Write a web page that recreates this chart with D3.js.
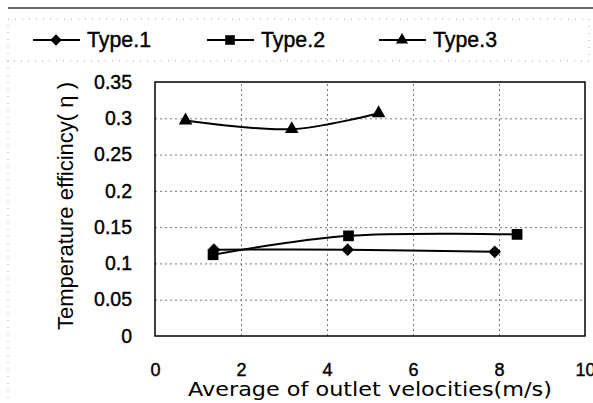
<!DOCTYPE html>
<html>
<head>
<meta charset="utf-8">
<script src="https://cdn.jsdelivr.net/npm/d3@7"></script>
<style>
  body { margin: 0; background: #fff; }
  svg { display: block; }
  .grid line { stroke: #777; stroke-dasharray: 2,3; stroke-width: 1; }
</style>
</head>
<body>
<div id="chart"></div>
<script>
// Series
var type1X = [1.37, 4.48, 7.9];
var type1Y = [0.119, 0.119, 0.116];
var type2X = [1.35, 4.5, 8.42];
var type2Y = [0.112, 0.138, 0.140];
var type3X = [0.71, 3.18, 5.2];
var type3Y = [0.297, 0.285, 0.307];

var seriesNames = ["Type.1", "Type.2", "Type.3"];
var xTicks = [0, 2, 4, 6, 8, 10];
var yTicks = [0, 0.05, 0.1, 0.15, 0.2, 0.25, 0.3, 0.35];

var W = 593, H = 403;
var margin = { top: 82, right: 8, bottom: 67, left: 155 },
  width = W - margin.left - margin.right,
  height = H - margin.top - margin.bottom;

var FONT = "Liberation Sans, Arial, sans-serif";

var svg = d3.select("#chart")
  .append("svg")
  .attr("width", W)
  .attr("height", H);

// scan-like border pieces
svg.append("line")
  .attr("x1", 8).attr("x2", W).attr("y1", 8).attr("y2", 8)
  .attr("stroke", "#333").attr("stroke-width", 1.5);
svg.append("rect")
  .attr("x", 8).attr("y", 19).attr("width", W - 12).attr("height", 42)
  .attr("fill", "none").attr("stroke", "#aaa").attr("stroke-dasharray", "1,6");
svg.append("line")
  .attr("x1", 8).attr("x2", 8).attr("y1", 61).attr("y2", H)
  .attr("stroke", "#aaa").attr("stroke-dasharray", "1,6");

var g = svg.append("g")
  .attr("transform", "translate(" + margin.left + "," + margin.top + ")");

var x = d3.scaleLinear().domain([0, 10]).range([0, width]);
var y = d3.scaleLinear().domain([0, 0.35]).range([height, 0]);

// gridlines
g.append("g")
  .attr("class", "grid")
  .attr("transform", "translate(0," + height + ")")
  .call(d3.axisBottom(x).tickValues(xTicks.slice(1, -1)).tickSize(-height).tickFormat(""))
  .call(a => a.select(".domain").remove());
g.append("g")
  .attr("class", "grid")
  .call(d3.axisLeft(y).tickValues(yTicks.slice(1, -1)).tickSize(-width).tickFormat(""))
  .call(a => a.select(".domain").remove());

// plot frame
g.append("rect")
  .attr("width", width).attr("height", height)
  .attr("fill", "none").attr("stroke", "#000").attr("stroke-width", 1.5);

// tick labels
g.append("g")
  .attr("transform", "translate(0," + height + ")")
  .call(d3.axisBottom(x).tickValues(xTicks).tickSize(0).tickPadding(27).tickFormat(d3.format("d")))
  .call(a => a.select(".domain").remove())
  .selectAll("text")
  .attr("font-family", FONT)
  .attr("font-size", 18)
  .attr("stroke", "#000").attr("stroke-width", 0.4)
  .attr("fill", "#000");

g.append("g")
  .call(d3.axisLeft(y).tickValues(yTicks).tickSize(0).tickPadding(23)
    .tickFormat(d => d === 0 ? "0" : String(+d.toFixed(2))))
  .call(a => a.select(".domain").remove())
  .selectAll("text")
  .attr("font-family", FONT)
  .attr("font-size", 19.5)
  .attr("stroke", "#000").attr("stroke-width", 0.4)
  .attr("fill", "#000");

// axis titles
svg.append("text")
  .attr("transform", "translate(73,206) rotate(-90)")
  .attr("text-anchor", "middle")
  .attr("font-family", FONT)
  .attr("font-size", 22)
  .attr("textLength", 248)
  .attr("lengthAdjust", "spacingAndGlyphs")
  .text("Temperature efficincy( \u03b7 )");

svg.append("text")
  .attr("x", 188).attr("y", 396)
  .attr("font-family", "DejaVu Sans, sans-serif")
  .attr("font-size", 19)
  .attr("textLength", 364)
  .attr("lengthAdjust", "spacingAndGlyphs")
  .text("Average of outlet velocities(m/s)");

// markers: rotated square as diamond
var diamond = {
  draw: function (ctx, size) {
    var r = Math.sqrt(size / 2);
    ctx.moveTo(0, -r); ctx.lineTo(r, 0); ctx.lineTo(0, r); ctx.lineTo(-r, 0); ctx.closePath();
  }
};

var series = [
  { name: seriesNames[0], xs: type1X, ys: type1Y, sym: diamond, size: 80 },
  { name: seriesNames[1], xs: type2X, ys: type2Y, sym: d3.symbolSquare, size: 115 },
  { name: seriesNames[2], xs: type3X, ys: type3Y, sym: d3.symbolTriangle, size: 80 }
];

var line = d3.line()
  .x(d => x(d[0]))
  .y(d => y(d[1]))
  .curve(d3.curveCatmullRom.alpha(0.5));

series.forEach(function (s) {
  var pts = s.xs.map((v, i) => [v, s.ys[i]]);
  g.append("path")
    .datum(pts)
    .attr("d", line)
    .attr("fill", "none")
    .attr("stroke", "#000")
    .attr("stroke-width", 2);
  g.selectAll(null)
    .data(pts)
    .enter()
    .append("path")
    .attr("d", d3.symbol().type(s.sym).size(s.size))
    .attr("transform", d => "translate(" + x(d[0]) + "," + y(d[1]) + ")")
    .attr("fill", "#000");
});

// legend
var legendX = [33, 207, 379];
var legend = svg.append("g");
series.forEach(function (s, i) {
  var lx = legendX[i];
  legend.append("line")
    .attr("x1", lx).attr("x2", lx + 47).attr("y1", 40).attr("y2", 40)
    .attr("stroke", "#000").attr("stroke-width", 2);
  legend.append("path")
    .attr("d", d3.symbol().type(s.sym).size(s.size * 0.8))
    .attr("transform", "translate(" + (lx + 23) + ",40)")
    .attr("fill", "#000");
  legend.append("text")
    .attr("x", lx + 54).attr("y", 47)
    .attr("font-family", FONT)
    .attr("font-size", 22)
    .attr("textLength", 64)
    .attr("lengthAdjust", "spacingAndGlyphs")
    .attr("stroke", "#000").attr("stroke-width", 0.4)
    .text(s.name);
});
</script>
</body>
</html>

--- --- ---

**To do**
Reproduce every line precisely as given, omitting all pictures.

**Output**
Write a web page that recreates this chart with D3.js.
<!DOCTYPE html>
<html>
<head>
<meta charset="utf-8">
<script src="https://cdn.jsdelivr.net/npm/d3@7"></script>
<style>
  body { margin: 0; background: #fff; }
  svg { display: block; }
  .grid line { stroke: #777; stroke-dasharray: 2,3; stroke-width: 1; }
</style>
</head>
<body>
<div id="chart"></div>
<script>
// Series
var type1X = [1.37, 4.48, 7.9];
var type1Y = [0.119, 0.119, 0.116];
var type2X = [1.35, 4.5, 8.42];
var type2Y = [0.112, 0.138, 0.140];
var type3X = [0.71, 3.18, 5.2];
var type3Y = [0.297, 0.285, 0.307];

var seriesNames = ["Type.1", "Type.2", "Type.3"];
var xTicks = [0, 2, 4, 6, 8, 10];
var yTicks = [0, 0.05, 0.1, 0.15, 0.2, 0.25, 0.3, 0.35];

var W = 593, H = 403;
var margin = { top: 82, right: 8, bottom: 67, left: 155 },
  width = W - margin.left - margin.right,
  height = H - margin.top - margin.bottom;

var FONT = "Liberation Sans, Arial, sans-serif";

var svg = d3.select("#chart")
  .append("svg")
  .attr("width", W)
  .attr("height", H);

// scan-like border pieces
svg.append("line")
  .attr("x1", 8).attr("x2", W).attr("y1", 8).attr("y2", 8)
  .attr("stroke", "#333").attr("stroke-width", 1.5);
svg.append("rect")
  .attr("x", 8).attr("y", 19).attr("width", W - 12).attr("height", 42)
  .attr("fill", "none").attr("stroke", "#aaa").attr("stroke-dasharray", "1,6");
svg.append("line")
  .attr("x1", 8).attr("x2", 8).attr("y1", 61).attr("y2", H)
  .attr("stroke", "#aaa").attr("stroke-dasharray", "1,6");

var g = svg.append("g")
  .attr("transform", "translate(" + margin.left + "," + margin.top + ")");

var x = d3.scaleLinear().domain([0, 10]).range([0, width]);
var y = d3.scaleLinear().domain([0, 0.35]).range([height, 0]);

// gridlines
g.append("g")
  .attr("class", "grid")
  .attr("transform", "translate(0," + height + ")")
  .call(d3.axisBottom(x).tickValues(xTicks.slice(1, -1)).tickSize(-height).tickFormat(""))
  .call(a => a.select(".domain").remove());
g.append("g")
  .attr("class", "grid")
  .call(d3.axisLeft(y).tickValues(yTicks.slice(1, -1)).tickSize(-width).tickFormat(""))
  .call(a => a.select(".domain").remove());

// plot frame
g.append("rect")
  .attr("width", width).attr("height", height)
  .attr("fill", "none").attr("stroke", "#000").attr("stroke-width", 1.5);

// tick labels
g.append("g")
  .attr("transform", "translate(0," + height + ")")
  .call(d3.axisBottom(x).tickValues(xTicks).tickSize(0).tickPadding(27).tickFormat(d3.format("d")))
  .call(a => a.select(".domain").remove())
  .selectAll("text")
  .attr("font-family", FONT)
  .attr("font-size", 18)
  .attr("stroke", "#000").attr("stroke-width", 0.4)
  .attr("fill", "#000");

g.append("g")
  .call(d3.axisLeft(y).tickValues(yTicks).tickSize(0).tickPadding(23)
    .tickFormat(d => d === 0 ? "0" : String(+d.toFixed(2))))
  .call(a => a.select(".domain").remove())
  .selectAll("text")
  .attr("font-family", FONT)
  .attr("font-size", 19.5)
  .attr("stroke", "#000").attr("stroke-width", 0.4)
  .attr("fill", "#000");

// axis titles
svg.append("text")
  .attr("transform", "translate(73,206) rotate(-90)")
  .attr("text-anchor", "middle")
  .attr("font-family", FONT)
  .attr("font-size", 22)
  .attr("textLength", 248)
  .attr("lengthAdjust", "spacingAndGlyphs")
  .text("Temperature efficincy( \u03b7 )");

svg.append("text")
  .attr("x", 188).attr("y", 396)
  .attr("font-family", "DejaVu Sans, sans-serif")
  .attr("font-size", 19)
  .attr("textLength", 364)
  .attr("lengthAdjust", "spacingAndGlyphs")
  .text("Average of outlet velocities(m/s)");

// markers: rotated square as diamond
var diamond = {
  draw: function (ctx, size) {
    var r = Math.sqrt(size / 2);
    ctx.moveTo(0, -r); ctx.lineTo(r, 0); ctx.lineTo(0, r); ctx.lineTo(-r, 0); ctx.closePath();
  }
};

var series = [
  { name: seriesNames[0], xs: type1X, ys: type1Y, sym: diamond, size: 80 },
  { name: seriesNames[1], xs: type2X, ys: type2Y, sym: d3.symbolSquare, size: 115 },
  { name: seriesNames[2], xs: type3X, ys: type3Y, sym: d3.symbolTriangle, size: 80 }
];

var line = d3.line()
  .x(d => x(d[0]))
  .y(d => y(d[1]))
  .curve(d3.curveCatmullRom.alpha(0.5));

series.forEach(function (s) {
  var pts = s.xs.map((v, i) => [v, s.ys[i]]);
  g.append("path")
    .datum(pts)
    .attr("d", line)
    .attr("fill", "none")
    .attr("stroke", "#000")
    .attr("stroke-width", 2);
  g.selectAll(null)
    .data(pts)
    .enter()
    .append("path")
    .attr("d", d3.symbol().type(s.sym).size(s.size))
    .attr("transform", d => "translate(" + x(d[0]) + "," + y(d[1]) + ")")
    .attr("fill", "#000");
});

// legend
var legendX = [33, 207, 379];
var legend = svg.append("g");
series.forEach(function (s, i) {
  var lx = legendX[i];
  legend.append("line")
    .attr("x1", lx).attr("x2", lx + 47).attr("y1", 40).attr("y2", 40)
    .attr("stroke", "#000").attr("stroke-width", 2);
  legend.append("path")
    .attr("d", d3.symbol().type(s.sym).size(s.size * 0.8))
    .attr("transform", "translate(" + (lx + 23) + ",40)")
    .attr("fill", "#000");
  legend.append("text")
    .attr("x", lx + 54).attr("y", 47)
    .attr("font-family", FONT)
    .attr("font-size", 22)
    .attr("textLength", 64)
    .attr("lengthAdjust", "spacingAndGlyphs")
    .attr("stroke", "#000").attr("stroke-width", 0.4)
    .text(s.name);
});
</script>
</body>
</html>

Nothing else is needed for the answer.